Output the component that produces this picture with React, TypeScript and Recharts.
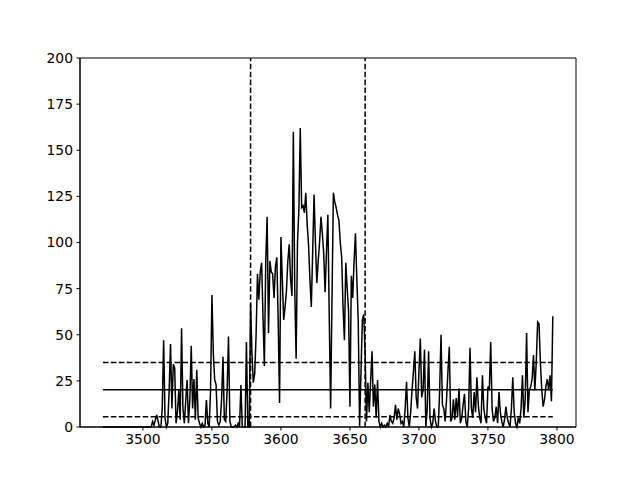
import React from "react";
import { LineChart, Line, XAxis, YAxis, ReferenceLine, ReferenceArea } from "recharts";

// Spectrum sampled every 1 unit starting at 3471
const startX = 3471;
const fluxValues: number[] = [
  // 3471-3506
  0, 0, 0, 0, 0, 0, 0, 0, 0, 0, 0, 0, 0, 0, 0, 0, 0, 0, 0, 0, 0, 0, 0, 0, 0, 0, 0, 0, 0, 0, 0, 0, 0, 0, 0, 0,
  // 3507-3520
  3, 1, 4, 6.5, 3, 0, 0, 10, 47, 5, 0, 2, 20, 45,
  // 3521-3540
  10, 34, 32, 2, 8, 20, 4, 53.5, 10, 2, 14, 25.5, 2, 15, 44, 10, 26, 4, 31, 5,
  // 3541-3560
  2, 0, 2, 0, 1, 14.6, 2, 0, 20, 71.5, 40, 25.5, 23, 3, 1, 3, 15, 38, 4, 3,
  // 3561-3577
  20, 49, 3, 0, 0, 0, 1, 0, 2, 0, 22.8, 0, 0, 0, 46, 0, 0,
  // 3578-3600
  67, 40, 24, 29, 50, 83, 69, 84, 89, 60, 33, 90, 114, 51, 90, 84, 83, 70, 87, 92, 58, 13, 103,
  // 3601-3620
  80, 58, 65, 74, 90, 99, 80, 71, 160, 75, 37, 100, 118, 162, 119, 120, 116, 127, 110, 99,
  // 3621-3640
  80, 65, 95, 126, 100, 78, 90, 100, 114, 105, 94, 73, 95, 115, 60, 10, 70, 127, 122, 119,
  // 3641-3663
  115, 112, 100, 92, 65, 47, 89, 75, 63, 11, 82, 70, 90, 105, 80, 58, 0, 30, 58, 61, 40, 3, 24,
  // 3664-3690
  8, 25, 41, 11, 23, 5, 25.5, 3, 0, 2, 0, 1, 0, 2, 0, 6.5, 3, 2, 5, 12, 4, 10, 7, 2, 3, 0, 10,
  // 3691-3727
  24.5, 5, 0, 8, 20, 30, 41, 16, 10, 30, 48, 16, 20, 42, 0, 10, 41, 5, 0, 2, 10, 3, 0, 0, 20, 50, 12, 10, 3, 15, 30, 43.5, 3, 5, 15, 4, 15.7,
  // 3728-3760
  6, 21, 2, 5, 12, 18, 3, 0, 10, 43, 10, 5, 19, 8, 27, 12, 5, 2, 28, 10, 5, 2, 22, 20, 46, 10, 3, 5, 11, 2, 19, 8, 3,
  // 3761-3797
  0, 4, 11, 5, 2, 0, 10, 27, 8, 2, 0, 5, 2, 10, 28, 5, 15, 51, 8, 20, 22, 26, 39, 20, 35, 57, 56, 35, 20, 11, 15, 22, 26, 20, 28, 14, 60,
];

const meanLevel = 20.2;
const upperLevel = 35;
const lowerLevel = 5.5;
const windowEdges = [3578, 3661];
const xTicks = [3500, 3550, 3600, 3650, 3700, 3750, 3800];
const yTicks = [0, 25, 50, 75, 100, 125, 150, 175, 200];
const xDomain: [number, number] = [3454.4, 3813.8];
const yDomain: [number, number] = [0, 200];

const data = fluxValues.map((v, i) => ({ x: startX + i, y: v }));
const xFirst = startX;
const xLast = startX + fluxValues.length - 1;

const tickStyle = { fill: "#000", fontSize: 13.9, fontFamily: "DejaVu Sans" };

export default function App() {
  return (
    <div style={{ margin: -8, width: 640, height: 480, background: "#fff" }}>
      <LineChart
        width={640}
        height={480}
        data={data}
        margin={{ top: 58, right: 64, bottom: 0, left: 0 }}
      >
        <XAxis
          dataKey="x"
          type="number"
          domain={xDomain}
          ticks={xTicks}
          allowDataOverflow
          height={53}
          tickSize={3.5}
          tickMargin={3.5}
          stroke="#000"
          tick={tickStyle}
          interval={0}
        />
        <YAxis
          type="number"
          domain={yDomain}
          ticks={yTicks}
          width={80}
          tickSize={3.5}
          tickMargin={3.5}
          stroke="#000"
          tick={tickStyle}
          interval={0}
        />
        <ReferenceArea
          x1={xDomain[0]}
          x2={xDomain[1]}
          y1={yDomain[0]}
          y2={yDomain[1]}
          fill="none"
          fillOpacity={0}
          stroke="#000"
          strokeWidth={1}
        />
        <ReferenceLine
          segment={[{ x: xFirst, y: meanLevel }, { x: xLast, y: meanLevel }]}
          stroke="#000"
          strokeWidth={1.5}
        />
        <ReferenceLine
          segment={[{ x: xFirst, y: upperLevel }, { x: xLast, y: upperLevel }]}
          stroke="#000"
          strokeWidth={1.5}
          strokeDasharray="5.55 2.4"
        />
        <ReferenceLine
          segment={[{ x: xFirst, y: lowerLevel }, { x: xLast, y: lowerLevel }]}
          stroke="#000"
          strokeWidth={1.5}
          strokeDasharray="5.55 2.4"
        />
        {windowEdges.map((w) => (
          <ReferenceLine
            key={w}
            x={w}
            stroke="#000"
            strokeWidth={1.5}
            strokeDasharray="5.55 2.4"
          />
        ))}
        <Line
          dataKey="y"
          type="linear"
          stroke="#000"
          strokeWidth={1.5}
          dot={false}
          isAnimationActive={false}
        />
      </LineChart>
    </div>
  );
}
──────────
» Task to complete: Leave the images out and output the remaining material exactly as it stands.

» Task result:
Output the component that produces this picture with React, TypeScript and Recharts.
import React from "react";
import { LineChart, Line, XAxis, YAxis, ReferenceLine, ReferenceArea } from "recharts";

// Spectrum sampled every 1 unit starting at 3471
const startX = 3471;
const fluxValues: number[] = [
  // 3471-3506
  0, 0, 0, 0, 0, 0, 0, 0, 0, 0, 0, 0, 0, 0, 0, 0, 0, 0, 0, 0, 0, 0, 0, 0, 0, 0, 0, 0, 0, 0, 0, 0, 0, 0, 0, 0,
  // 3507-3520
  3, 1, 4, 6.5, 3, 0, 0, 10, 47, 5, 0, 2, 20, 45,
  // 3521-3540
  10, 34, 32, 2, 8, 20, 4, 53.5, 10, 2, 14, 25.5, 2, 15, 44, 10, 26, 4, 31, 5,
  // 3541-3560
  2, 0, 2, 0, 1, 14.6, 2, 0, 20, 71.5, 40, 25.5, 23, 3, 1, 3, 15, 38, 4, 3,
  // 3561-3577
  20, 49, 3, 0, 0, 0, 1, 0, 2, 0, 22.8, 0, 0, 0, 46, 0, 0,
  // 3578-3600
  67, 40, 24, 29, 50, 83, 69, 84, 89, 60, 33, 90, 114, 51, 90, 84, 83, 70, 87, 92, 58, 13, 103,
  // 3601-3620
  80, 58, 65, 74, 90, 99, 80, 71, 160, 75, 37, 100, 118, 162, 119, 120, 116, 127, 110, 99,
  // 3621-3640
  80, 65, 95, 126, 100, 78, 90, 100, 114, 105, 94, 73, 95, 115, 60, 10, 70, 127, 122, 119,
  // 3641-3663
  115, 112, 100, 92, 65, 47, 89, 75, 63, 11, 82, 70, 90, 105, 80, 58, 0, 30, 58, 61, 40, 3, 24,
  // 3664-3690
  8, 25, 41, 11, 23, 5, 25.5, 3, 0, 2, 0, 1, 0, 2, 0, 6.5, 3, 2, 5, 12, 4, 10, 7, 2, 3, 0, 10,
  // 3691-3727
  24.5, 5, 0, 8, 20, 30, 41, 16, 10, 30, 48, 16, 20, 42, 0, 10, 41, 5, 0, 2, 10, 3, 0, 0, 20, 50, 12, 10, 3, 15, 30, 43.5, 3, 5, 15, 4, 15.7,
  // 3728-3760
  6, 21, 2, 5, 12, 18, 3, 0, 10, 43, 10, 5, 19, 8, 27, 12, 5, 2, 28, 10, 5, 2, 22, 20, 46, 10, 3, 5, 11, 2, 19, 8, 3,
  // 3761-3797
  0, 4, 11, 5, 2, 0, 10, 27, 8, 2, 0, 5, 2, 10, 28, 5, 15, 51, 8, 20, 22, 26, 39, 20, 35, 57, 56, 35, 20, 11, 15, 22, 26, 20, 28, 14, 60,
];

const meanLevel = 20.2;
const upperLevel = 35;
const lowerLevel = 5.5;
const windowEdges = [3578, 3661];
const xTicks = [3500, 3550, 3600, 3650, 3700, 3750, 3800];
const yTicks = [0, 25, 50, 75, 100, 125, 150, 175, 200];
const xDomain: [number, number] = [3454.4, 3813.8];
const yDomain: [number, number] = [0, 200];

const data = fluxValues.map((v, i) => ({ x: startX + i, y: v }));
const xFirst = startX;
const xLast = startX + fluxValues.length - 1;

const tickStyle = { fill: "#000", fontSize: 13.9, fontFamily: "DejaVu Sans" };

export default function App() {
  return (
    <div style={{ margin: -8, width: 640, height: 480, background: "#fff" }}>
      <LineChart
        width={640}
        height={480}
        data={data}
        margin={{ top: 58, right: 64, bottom: 0, left: 0 }}
      >
        <XAxis
          dataKey="x"
          type="number"
          domain={xDomain}
          ticks={xTicks}
          allowDataOverflow
          height={53}
          tickSize={3.5}
          tickMargin={3.5}
          stroke="#000"
          tick={tickStyle}
          interval={0}
        />
        <YAxis
          type="number"
          domain={yDomain}
          ticks={yTicks}
          width={80}
          tickSize={3.5}
          tickMargin={3.5}
          stroke="#000"
          tick={tickStyle}
          interval={0}
        />
        <ReferenceArea
          x1={xDomain[0]}
          x2={xDomain[1]}
          y1={yDomain[0]}
          y2={yDomain[1]}
          fill="none"
          fillOpacity={0}
          stroke="#000"
          strokeWidth={1}
        />
        <ReferenceLine
          segment={[{ x: xFirst, y: meanLevel }, { x: xLast, y: meanLevel }]}
          stroke="#000"
          strokeWidth={1.5}
        />
        <ReferenceLine
          segment={[{ x: xFirst, y: upperLevel }, { x: xLast, y: upperLevel }]}
          stroke="#000"
          strokeWidth={1.5}
          strokeDasharray="5.55 2.4"
        />
        <ReferenceLine
          segment={[{ x: xFirst, y: lowerLevel }, { x: xLast, y: lowerLevel }]}
          stroke="#000"
          strokeWidth={1.5}
          strokeDasharray="5.55 2.4"
        />
        {windowEdges.map((w) => (
          <ReferenceLine
            key={w}
            x={w}
            stroke="#000"
            strokeWidth={1.5}
            strokeDasharray="5.55 2.4"
          />
        ))}
        <Line
          dataKey="y"
          type="linear"
          stroke="#000"
          strokeWidth={1.5}
          dot={false}
          isAnimationActive={false}
        />
      </LineChart>
    </div>
  );
}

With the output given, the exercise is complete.